We chose to follow the project proposed by Credit Suisse about fraud detection in credit card transactions.
What it does
It is a machine learning model that analyzes a large number of transactions (a million) and tries to predict which of these are suspicious and could be frauds.
How we built it
We wanted to use machine learning to solve this problem. We first started by loading and discovering the data, doing a bit of pre-processing and preparing the data to be able to use it with our models. We created dummy variables for categorical features, normalized some features and changed the dataset format. We did this with the help of the Pandas library. The first model we tried was a Logistic Regression model. We mainly used the scikit python library.
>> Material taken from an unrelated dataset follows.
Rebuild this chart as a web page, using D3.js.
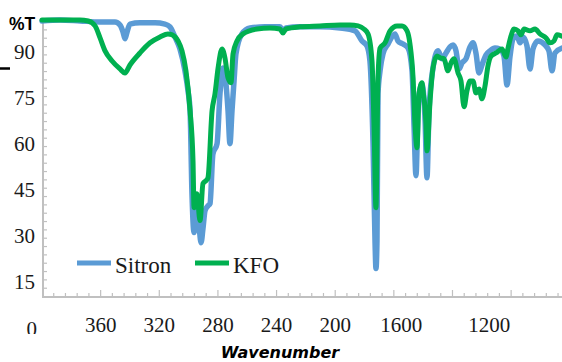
<!DOCTYPE html>
<html><head><meta charset="utf-8">
<script src="https://cdn.jsdelivr.net/npm/d3@7"></script>
<style>html,body{margin:0;padding:0;background:#fff;}svg{display:block;}</style>
</head><body>
<script>
// ---- data ----
const seriesNames = ["Sitron", "KFO"];
const seriesColors = ["#5b9bd5", "#00b050"];

const sitronWn = [4000,3877,3741,3604,3502,3468,3447,3434,3420,3400,3332,3229,3161,3127,3093,3059,3025,3004,2990,2977,2963,2943,2929,2915,2902,2888,2868,2854,2834,2806,2786,2765,2745,2731,2718,2704,2690,2677,2636,2581,2479,2377,2356,2336,2240,2104,1967,1865,1817,1783,1763,1742,1728,1722,1715,1708,1694,1674,1640,1592,1572,1537,1503,1476,1462,1449,1435,1422,1408,1394,1387,1374,1360,1333,1299,1271,1244,1217,1196,1176,1155,1135,1108,1080,1060,1040,1019,999,971,944,910,876,849,828,808,787,760,739,719,692,671,651,617,569,542,521,501,453];
const sitronT = [100.0,100.3,100.0,99.7,99.7,98.7,96.4,94.2,96.4,99.0,99.4,99.4,99.0,98.1,94.8,90.9,83.8,77.3,70.8,43.8,31.2,38.3,33.4,27.9,32.5,38.3,39.9,40.6,56.8,60.1,76.3,84.7,79.5,70.8,60.1,70.8,80.5,89.3,95.8,97.7,98.1,98.1,96.8,97.7,98.1,98.1,97.7,96.8,93.5,91.9,87.0,60.1,27.6,19.5,28.6,76.3,83.8,89.3,92.5,95.8,93.5,92.5,91.2,83.8,65.3,49.7,70.8,77.9,79.5,74.0,67.5,49.0,70.8,84.7,90.3,87.7,89.6,91.6,92.2,90.3,84.4,86.4,87.7,91.6,92.9,89.6,83.1,85.7,89.0,90.3,91.2,90.9,88.6,79.2,88.3,94.2,95.1,92.9,94.8,91.9,84.4,90.9,93.5,92.2,90.3,83.8,89.6,91.2];

const kfoWn = [4000,3741,3686,3638,3604,3570,3522,3468,3434,3400,3332,3263,3195,3141,3113,3072,3045,3018,2990,2970,2963,2943,2922,2902,2881,2868,2840,2820,2799,2772,2752,2731,2711,2697,2670,2629,2533,2445,2377,2356,2336,2240,2104,1967,1899,1844,1804,1776,1749,1735,1722,1708,1694,1660,1626,1578,1544,1510,1490,1469,1456,1442,1428,1408,1401,1381,1374,1353,1333,1306,1285,1258,1231,1210,1190,1162,1142,1121,1101,1080,1060,1040,1019,999,978,958,937,903,862,835,821,801,780,753,733,712,671,637,603,562,535,508,487,453];
const kfoT = [100.3,100.3,100.0,98.4,94.5,90.3,87.0,84.4,83.1,85.7,89.6,92.9,94.8,95.8,95.5,93.5,90.3,83.8,70.8,54.5,39.3,43.8,35.1,47.1,48.1,49.0,70.8,76.3,84.7,90.9,88.0,81.5,79.9,89.3,93.5,95.8,97.4,97.7,97.4,96.1,97.4,98.1,98.4,98.7,98.7,98.4,97.4,95.8,87.0,65.3,39.3,81.5,91.2,92.9,96.8,98.4,98.4,96.8,92.5,81.5,66.6,58.8,76.3,79.9,77.3,66.6,57.8,74.0,84.7,88.6,88.0,87.7,83.8,86.4,87.7,83.1,80.5,72.1,77.3,80.5,80.5,76.6,77.9,74.7,78.9,85.4,88.6,89.6,90.9,88.3,91.2,95.1,97.4,96.8,95.5,97.4,96.8,97.4,95.8,94.5,92.9,93.5,95.5,95.1];

const xTickLabels = ["360","320","280","240","200","1600","1200"];
const xTickLabelAt = [3600,3200,2800,2400,2000,1550,950];
const yTickLabels = [0,15,30,45,60,75,90];

// ---- layout ----
const W = 562, H = 362;
const svg = d3.select("body").append("svg").attr("width", W).attr("height", H);

const x = d3.scaleLinear().domain([4000, 453]).range([42, 562]);
const y = d3.scaleLinear().domain([0, 100]).range([328.5, 21]);
const axisY = 297, axisX = 43;
const gray = "#c0c0c0";

// y axis line + minor ticks (inside)
svg.append("line").attr("x1", axisX).attr("x2", axisX).attr("y1", 18).attr("y2", axisY + 1)
  .attr("stroke", gray).attr("stroke-width", 2);
const yMinor = d3.range(13.1, 100, 2.71);
svg.append("g").selectAll("line").data(yMinor).join("line")
  .attr("x1", axisX).attr("x2", axisX + 4)
  .attr("y1", d => y(d)).attr("y2", d => y(d))
  .attr("stroke", gray).attr("stroke-width", 1.2);

// x axis line + ticks (inside)
svg.append("line").attr("x1", 42).attr("x2", W).attr("y1", axisY).attr("y2", axisY)
  .attr("stroke", gray).attr("stroke-width", 2);
const xMinor = d3.range(3920, 452, -80);
svg.append("g").selectAll("line").data(xMinor).join("line")
  .attr("x1", d => x(d)).attr("x2", d => x(d))
  .attr("y1", axisY).attr("y2", d => (d % 400 === 0) ? axisY - 7 : axisY - 4)
  .attr("stroke", gray).attr("stroke-width", 1.2);

// y tick labels
svg.append("g").selectAll("text").data(yTickLabels).join("text")
  .attr("x", d => d === 0 ? 37 : 35).attr("y", d => y(d) + 7)
  .attr("text-anchor", "end")
  .attr("font-family", "'Liberation Serif', 'Times New Roman', serif")
  .attr("font-size", 21).attr("fill", "#1a1a1a")
  .text(d => d);
// white mask clipping the bottom of the "0" label
svg.append("rect").attr("x", 0).attr("y", 334).attr("width", 60).attr("height", 28).attr("fill", "#fff");

// x tick labels
svg.append("g").selectAll("text").data(xTickLabels).join("text")
  .attr("x", (d, i) => x(xTickLabelAt[i])).attr("y", 332)
  .attr("text-anchor", "middle")
  .attr("font-family", "'Liberation Serif', 'Times New Roman', serif")
  .attr("font-size", 21).attr("fill", "#1a1a1a")
  .text(d => d);

// x axis title
svg.append("text").attr("x", 280).attr("y", 358).attr("text-anchor", "middle")
  .attr("font-family", "'DejaVu Sans', sans-serif").attr("font-weight", "bold")
  .attr("font-style", "italic").attr("font-size", 16).attr("fill", "#000")
  .text("Wavenumber");

// %T label
svg.append("text").attr("x", 9).attr("y", 30)
  .attr("font-family", "'Liberation Sans', Arial, sans-serif").attr("font-weight", "bold")
  .attr("font-size", 17.5).attr("fill", "#000").text("%T");
svg.append("line").attr("x1", 0).attr("x2", 10).attr("y1", 68.5).attr("y2", 68.5)
  .attr("stroke", "#000").attr("stroke-width", 2.5);

// lines
const line = d3.line().x(d => x(d[0])).y(d => y(d[1])).curve(d3.curveMonotoneX);
const series = [d3.zip(sitronWn, sitronT), d3.zip(kfoWn, kfoT)];
svg.append("g").selectAll("path").data(series).join("path")
  .attr("d", line)
  .attr("fill", "none")
  .attr("stroke", (d, i) => seriesColors[i])
  .attr("stroke-width", (d, i) => i === 0 ? 5.5 : 5)
  .attr("stroke-linejoin", "round").attr("stroke-linecap", "round");

// legend
const legendX = [77, 195];
const lg = svg.append("g").selectAll("g").data(seriesNames).join("g");
lg.append("line").attr("x1", (d, i) => legendX[i]).attr("x2", (d, i) => legendX[i] + 34)
  .attr("y1", 263).attr("y2", 263)
  .attr("stroke", (d, i) => seriesColors[i]).attr("stroke-width", 5);
lg.append("text").attr("x", (d, i) => legendX[i] + 38).attr("y", 272.5)
  .attr("font-family", "'Liberation Serif', 'Times New Roman', serif")
  .attr("font-size", 23).attr("fill", "#1a1a1a").text(d => d);
</script>
</body></html>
We tried different parameters to try to find the best ones and optimize the model. We then also considered to use a RandomForest Classifier instead. Again tuning the parameters was the main part of the work. As a fraud happening was a rare events we had to use oversampling algorithm to give more importance to the fraud cases. We finally tried to get a better accuracy by analyzing the distributions of the different transactions features and identifying the most important features using correlation between them and the target predictions. We also tried using neural networks but we didn't get sufficiently satisfying results with.
Challenges we ran into
It was not a classical classification machine learning problem. The probability of a fraud was very low, it was less than 1 in a thousand transactions. The models had trouble learning and would first predict that there was no fraud, at it would give an accuracy score of 99%, the fraud happening in the last percent.